Treue, Trotz und Todesmut: Es ist ein schwieriger Stoff, den das legendäre Nibelungenlied um den edlen Siegfried, den finsteren Hagen und die streitsüchtigen Königinnen zum deutschen Mythos schlechthin gemacht hat. Detailreiche Blicke auf die wechselvolle Wirkung der Geschichten des Drachentöters gibt ab Freitag das neue "Museum Nibelungen(h)ort" in der Niederrheinstadt Xanten. Zwischen Kunst und Kitsch, Bierhumpen und Blut, so beweisen hunderte Exponate auf rund 1.000 Quadratmetern Ausstellungsfläche, bewegt sich seit vielen Generationen die Befindlichkeit der Nation, wenn es um den kraftstrotzenden, blonden Recken geht.
Siegfried soll nach Überlieferung der rund 800 Jahre alten Handschriften des Nibelungenepos "ze santen" am Rhein, in Xanten also, geboren sein. "Wir zeigen hier Zeugnisse aus 1.500 Jahren europäischer Kulturgeschichte", sagt der Historiker Ralph Trost als Direktor des kleinen, von einem Verein getragenen Museums, das neben wertvollen Buchausgaben naturgemäß vielfach mit Texten, Faksimiles, Filmausschnitten und digitalen Bildern arbeiten muss. Anders als in Worms, so erklärt Trost, habe Xanten als das zweite deutsche Nibelungen-Museum ganz die historische Untersuchung der Rezeption und andauernden Wirkung der alten Legende in den Mittelpunkt gestellt.
"Dergleichen elendes Zeug"
Die Popularität des Heldenepos startete allerdings im Stottergang: Preußens König Friedrich der Große bekannte noch kurz nach Entdeckung der ersten Handschrift 1755, "dergleichen elendes Zeug" wolle er in seiner Büchersammlung nicht haben. Erst ein gutes halbes Jahrhundert später mit aufkeimendem Nationalgefühl wächst der Ruhm der "teutschen Ilias". Soldaten ziehen mit den in den Xantener Vitrinen zu sehenden handlichen Nibelungen-Feldausgaben gegen Napoleon - wie später auch an die Fronten des Zweiten Weltkriegs. Britische Soldaten sangen dafür ab 1939 spöttisch: "Wir hängen unsre Wäsche an die Siegfried-Linie..." - während der bissige Künstler George Grosz den "Führer" als Möchtegern-Siegfried im zotteligen Fellwams lächerlich macht.

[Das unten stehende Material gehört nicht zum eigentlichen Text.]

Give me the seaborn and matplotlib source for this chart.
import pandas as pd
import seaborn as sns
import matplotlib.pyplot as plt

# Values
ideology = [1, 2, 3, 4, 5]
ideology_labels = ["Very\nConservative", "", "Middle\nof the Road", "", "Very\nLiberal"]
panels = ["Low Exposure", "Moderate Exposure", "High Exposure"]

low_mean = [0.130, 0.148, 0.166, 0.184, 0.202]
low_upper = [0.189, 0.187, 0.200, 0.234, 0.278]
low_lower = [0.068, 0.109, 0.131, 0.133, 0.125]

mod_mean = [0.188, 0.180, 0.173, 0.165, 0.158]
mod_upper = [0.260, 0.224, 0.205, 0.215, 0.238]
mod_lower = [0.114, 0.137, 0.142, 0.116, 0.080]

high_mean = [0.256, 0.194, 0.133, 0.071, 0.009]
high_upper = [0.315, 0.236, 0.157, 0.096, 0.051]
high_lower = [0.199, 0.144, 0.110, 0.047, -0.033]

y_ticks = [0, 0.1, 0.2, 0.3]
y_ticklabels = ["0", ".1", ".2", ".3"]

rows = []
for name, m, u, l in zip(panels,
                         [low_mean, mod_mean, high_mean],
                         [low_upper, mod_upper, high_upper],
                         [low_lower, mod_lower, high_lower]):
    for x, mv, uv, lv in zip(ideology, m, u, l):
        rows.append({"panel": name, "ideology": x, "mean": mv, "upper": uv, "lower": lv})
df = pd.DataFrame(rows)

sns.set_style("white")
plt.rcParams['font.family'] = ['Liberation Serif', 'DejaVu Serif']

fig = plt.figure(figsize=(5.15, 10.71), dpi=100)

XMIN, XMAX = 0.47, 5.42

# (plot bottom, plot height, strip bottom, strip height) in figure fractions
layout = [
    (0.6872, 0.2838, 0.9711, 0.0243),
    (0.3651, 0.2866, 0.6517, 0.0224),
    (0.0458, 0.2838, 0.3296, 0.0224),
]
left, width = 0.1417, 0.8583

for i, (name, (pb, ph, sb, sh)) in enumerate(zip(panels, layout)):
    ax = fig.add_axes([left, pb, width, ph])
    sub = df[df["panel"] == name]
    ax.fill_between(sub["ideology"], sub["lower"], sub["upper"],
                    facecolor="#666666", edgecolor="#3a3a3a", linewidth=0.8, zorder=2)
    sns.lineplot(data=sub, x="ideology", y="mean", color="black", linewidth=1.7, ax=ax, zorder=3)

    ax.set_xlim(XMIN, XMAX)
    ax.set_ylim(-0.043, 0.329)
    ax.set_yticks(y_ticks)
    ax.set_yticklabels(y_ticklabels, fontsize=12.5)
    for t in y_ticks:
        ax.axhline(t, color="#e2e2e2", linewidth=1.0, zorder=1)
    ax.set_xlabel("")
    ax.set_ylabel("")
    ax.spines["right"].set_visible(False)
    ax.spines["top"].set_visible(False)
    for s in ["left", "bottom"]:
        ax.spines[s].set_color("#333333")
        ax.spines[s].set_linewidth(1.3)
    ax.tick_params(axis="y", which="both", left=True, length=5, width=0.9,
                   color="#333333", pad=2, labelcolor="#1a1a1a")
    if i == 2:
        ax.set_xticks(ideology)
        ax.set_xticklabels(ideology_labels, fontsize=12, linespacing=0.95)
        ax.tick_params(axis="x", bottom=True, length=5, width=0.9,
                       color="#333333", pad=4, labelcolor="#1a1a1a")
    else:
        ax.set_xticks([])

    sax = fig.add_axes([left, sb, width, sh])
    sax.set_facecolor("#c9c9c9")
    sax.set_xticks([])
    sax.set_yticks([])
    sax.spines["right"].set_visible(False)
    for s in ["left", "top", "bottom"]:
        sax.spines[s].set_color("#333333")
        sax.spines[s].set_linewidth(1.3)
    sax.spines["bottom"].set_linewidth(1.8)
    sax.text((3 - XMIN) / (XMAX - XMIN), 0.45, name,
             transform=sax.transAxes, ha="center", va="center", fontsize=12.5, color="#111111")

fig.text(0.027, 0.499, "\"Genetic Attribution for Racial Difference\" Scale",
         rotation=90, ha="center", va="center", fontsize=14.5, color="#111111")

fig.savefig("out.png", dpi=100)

Nicht nur eine SS-Division, auch ein KZ im besetzten Österreich trug den "Nibelungen"-Namen, schildert der Historiker: "Hier muss unsere Forschungsabteilung noch nachbohren." Schon kurz nach 1900 hatte die nationalistische Propaganda den Begriff der todesverachtenden "Nibelungentreue" geprägt, die Siegfried- Sammelbildchen und Kitsch-Postkarten populär machte und die von gewissenlosen Militärs noch vor Stalingrad blutig beschworen wurde.
Richard Wagners "Ring"
Mit dem "Ring"-Opernzyklus Richard Wagners, dessen vielbändige Bibliothek zum Thema im Museum rekonstruiert zu sehen ist, zieht der tragische Ruhm der Nibelungen seit über einem Jahrhundert um die ganze Welt. Das Feld der Kunst eroberten die Sagenhelden auch mit einer üppig illustrierten Ausgaben von Beardsley und 1908 als Jugendstil-Juwel des Buchgestalters Czeschka.
Cineastisch Bedeutendes kommt mit Fritz Langs Stummfilmklassiker von 1922/24 auf die Leinwand. Dem verdienten Vergessen entreißt die Xantener Präsentation auch eine 1971 gedrehte Soft-Porno- "Sexpedition" ins Nibelungen-Mittelalter mit dem muskulösen Raimund Harmstorf in der Titelrolle. Der Museumschef: "Ich hab mir das - natürlich dienstlich - ansehen müssen." Motiv-Spuren des mythischen Heldenliedes entdeckte der Historiker noch in "Star Wars", bei "Harry Potter" und dem "Herrn der Ringe" oder japanischen Mangas. Und sogar der Zeichentrickhase Bugs Bunny tritt 1957 in einem Kino-Cartoon als Königin Brünnhilde auf - um seinen Fans Wagners "Ring des Nibelungen" zu präsentieren.
Das neue Museum hat täglich von 10 bis 18 Uhr geöffnet.